What you have to do
From the listing below, extract every line in which the word "this" appears.

Data supplied
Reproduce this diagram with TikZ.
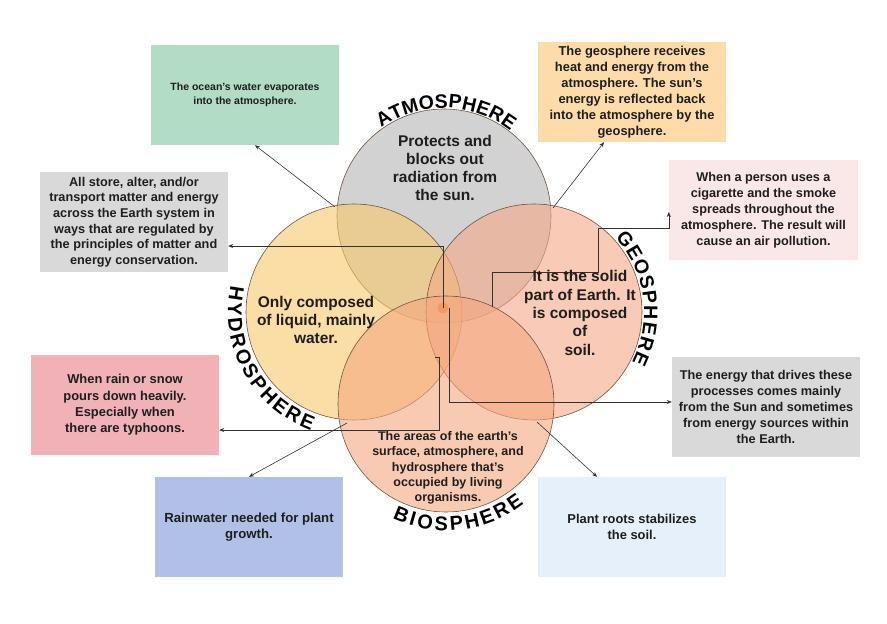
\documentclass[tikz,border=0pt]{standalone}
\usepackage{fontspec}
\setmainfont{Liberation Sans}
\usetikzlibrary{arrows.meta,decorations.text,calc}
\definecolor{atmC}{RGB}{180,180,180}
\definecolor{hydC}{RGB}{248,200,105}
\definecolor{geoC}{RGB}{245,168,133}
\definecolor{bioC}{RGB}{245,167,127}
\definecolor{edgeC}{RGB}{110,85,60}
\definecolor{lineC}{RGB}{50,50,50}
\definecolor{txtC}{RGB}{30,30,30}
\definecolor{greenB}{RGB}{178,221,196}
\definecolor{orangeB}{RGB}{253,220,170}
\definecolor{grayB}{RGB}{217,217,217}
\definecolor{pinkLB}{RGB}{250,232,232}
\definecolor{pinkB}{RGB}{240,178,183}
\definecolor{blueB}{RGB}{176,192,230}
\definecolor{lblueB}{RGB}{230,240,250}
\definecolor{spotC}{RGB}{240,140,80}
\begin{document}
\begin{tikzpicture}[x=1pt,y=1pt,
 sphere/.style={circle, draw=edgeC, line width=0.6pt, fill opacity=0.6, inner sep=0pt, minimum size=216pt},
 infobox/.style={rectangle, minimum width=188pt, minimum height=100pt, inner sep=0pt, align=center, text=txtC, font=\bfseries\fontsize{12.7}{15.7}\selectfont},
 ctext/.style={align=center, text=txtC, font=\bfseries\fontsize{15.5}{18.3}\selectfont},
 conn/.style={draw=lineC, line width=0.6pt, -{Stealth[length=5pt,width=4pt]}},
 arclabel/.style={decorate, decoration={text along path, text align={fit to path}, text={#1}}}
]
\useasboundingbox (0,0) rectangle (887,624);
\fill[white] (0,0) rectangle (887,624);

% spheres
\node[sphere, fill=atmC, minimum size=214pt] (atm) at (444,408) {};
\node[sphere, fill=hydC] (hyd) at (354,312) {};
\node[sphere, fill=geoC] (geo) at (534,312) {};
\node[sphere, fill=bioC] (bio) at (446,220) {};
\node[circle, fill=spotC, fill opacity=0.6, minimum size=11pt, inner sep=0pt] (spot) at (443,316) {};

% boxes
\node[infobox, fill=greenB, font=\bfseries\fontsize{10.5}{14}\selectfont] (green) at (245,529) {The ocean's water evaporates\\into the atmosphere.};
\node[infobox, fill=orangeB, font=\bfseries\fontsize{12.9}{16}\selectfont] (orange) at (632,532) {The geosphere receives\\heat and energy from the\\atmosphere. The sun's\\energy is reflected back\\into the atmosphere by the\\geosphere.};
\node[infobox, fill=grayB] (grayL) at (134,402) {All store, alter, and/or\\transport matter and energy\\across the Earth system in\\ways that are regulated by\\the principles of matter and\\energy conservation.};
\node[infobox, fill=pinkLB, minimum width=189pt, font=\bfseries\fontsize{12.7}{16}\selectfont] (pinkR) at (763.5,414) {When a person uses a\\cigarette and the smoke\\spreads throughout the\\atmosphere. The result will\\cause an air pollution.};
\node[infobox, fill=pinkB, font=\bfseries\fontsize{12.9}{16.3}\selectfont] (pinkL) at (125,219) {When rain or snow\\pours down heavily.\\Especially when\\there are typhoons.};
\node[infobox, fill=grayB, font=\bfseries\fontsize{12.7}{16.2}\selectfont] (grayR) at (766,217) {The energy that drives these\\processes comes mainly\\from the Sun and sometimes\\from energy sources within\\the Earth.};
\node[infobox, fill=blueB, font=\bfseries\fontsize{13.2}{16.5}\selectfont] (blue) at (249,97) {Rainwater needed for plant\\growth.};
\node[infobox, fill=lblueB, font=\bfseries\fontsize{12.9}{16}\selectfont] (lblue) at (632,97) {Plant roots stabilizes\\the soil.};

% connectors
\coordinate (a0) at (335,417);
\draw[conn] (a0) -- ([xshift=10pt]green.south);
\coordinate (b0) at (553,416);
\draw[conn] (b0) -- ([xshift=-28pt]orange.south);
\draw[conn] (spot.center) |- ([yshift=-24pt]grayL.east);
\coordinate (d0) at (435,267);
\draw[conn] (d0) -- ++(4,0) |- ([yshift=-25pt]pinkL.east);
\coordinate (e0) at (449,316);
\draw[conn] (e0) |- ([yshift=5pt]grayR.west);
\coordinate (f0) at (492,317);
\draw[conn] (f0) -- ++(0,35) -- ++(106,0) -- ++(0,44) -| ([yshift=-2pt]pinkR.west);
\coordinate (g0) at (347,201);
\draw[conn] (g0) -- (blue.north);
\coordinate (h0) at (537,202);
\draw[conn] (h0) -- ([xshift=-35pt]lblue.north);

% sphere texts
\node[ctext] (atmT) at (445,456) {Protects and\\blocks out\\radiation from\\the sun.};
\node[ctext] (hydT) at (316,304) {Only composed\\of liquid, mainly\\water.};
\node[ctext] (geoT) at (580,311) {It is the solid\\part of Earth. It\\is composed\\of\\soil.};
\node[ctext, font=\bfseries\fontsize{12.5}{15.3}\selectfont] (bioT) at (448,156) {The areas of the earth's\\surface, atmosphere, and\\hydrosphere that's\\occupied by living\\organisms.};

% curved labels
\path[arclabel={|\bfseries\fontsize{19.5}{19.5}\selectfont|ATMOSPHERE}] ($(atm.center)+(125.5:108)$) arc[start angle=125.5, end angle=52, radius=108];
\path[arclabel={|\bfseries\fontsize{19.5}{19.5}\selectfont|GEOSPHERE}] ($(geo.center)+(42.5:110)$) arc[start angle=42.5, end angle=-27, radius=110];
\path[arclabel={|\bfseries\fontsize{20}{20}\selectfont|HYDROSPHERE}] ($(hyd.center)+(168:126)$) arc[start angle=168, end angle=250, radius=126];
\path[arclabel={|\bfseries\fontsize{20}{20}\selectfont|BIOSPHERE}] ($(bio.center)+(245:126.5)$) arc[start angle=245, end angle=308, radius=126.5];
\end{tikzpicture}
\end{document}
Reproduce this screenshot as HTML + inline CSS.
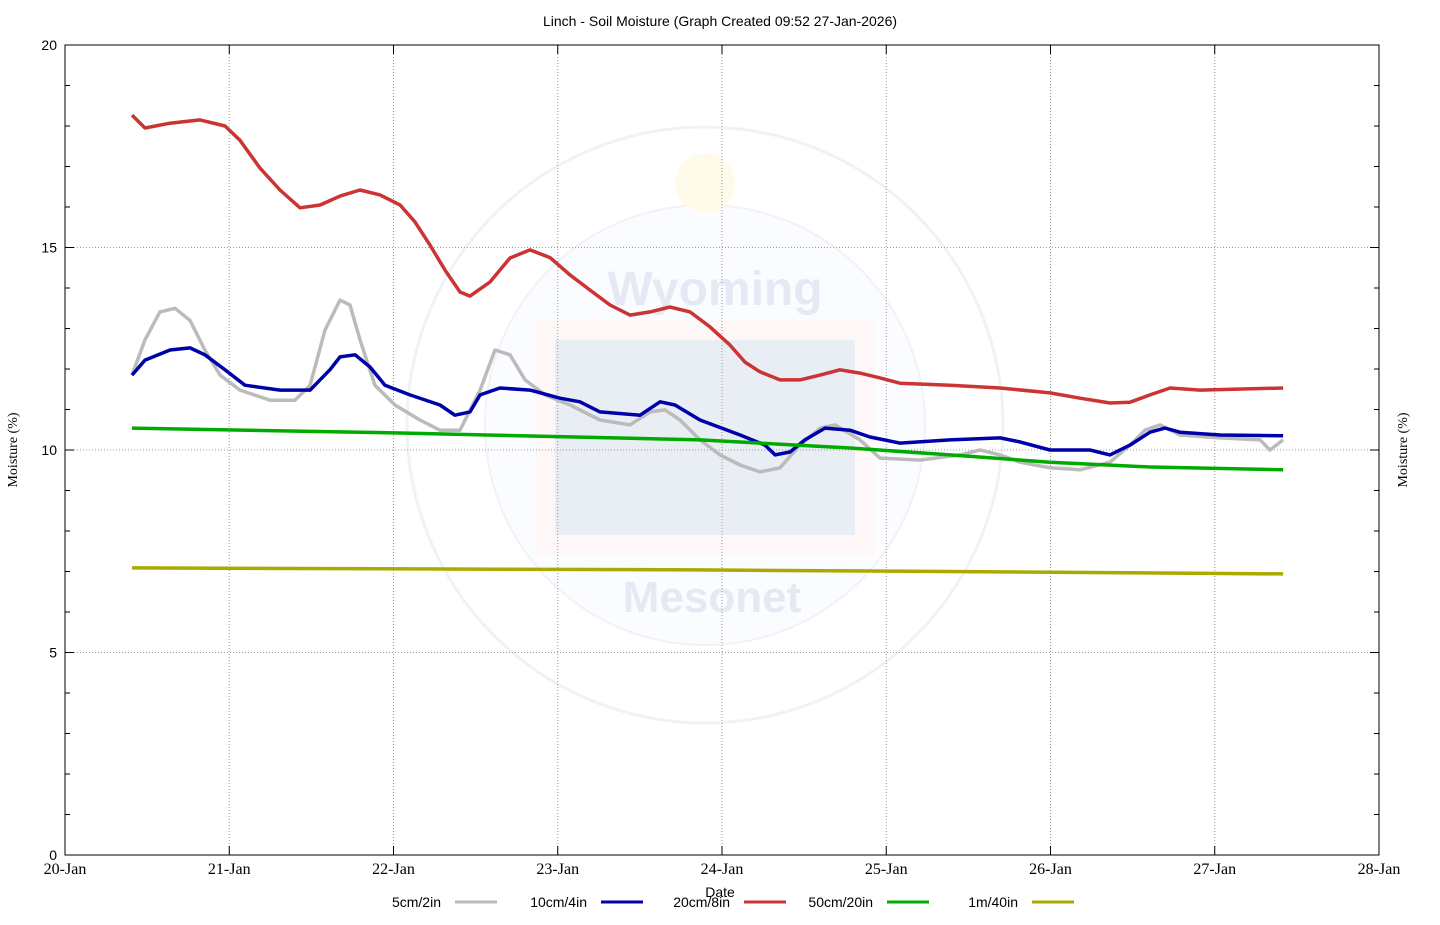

Answer
Reproduce this diagram with TikZ.
Reproduce this screenshot as HTML + inline CSS.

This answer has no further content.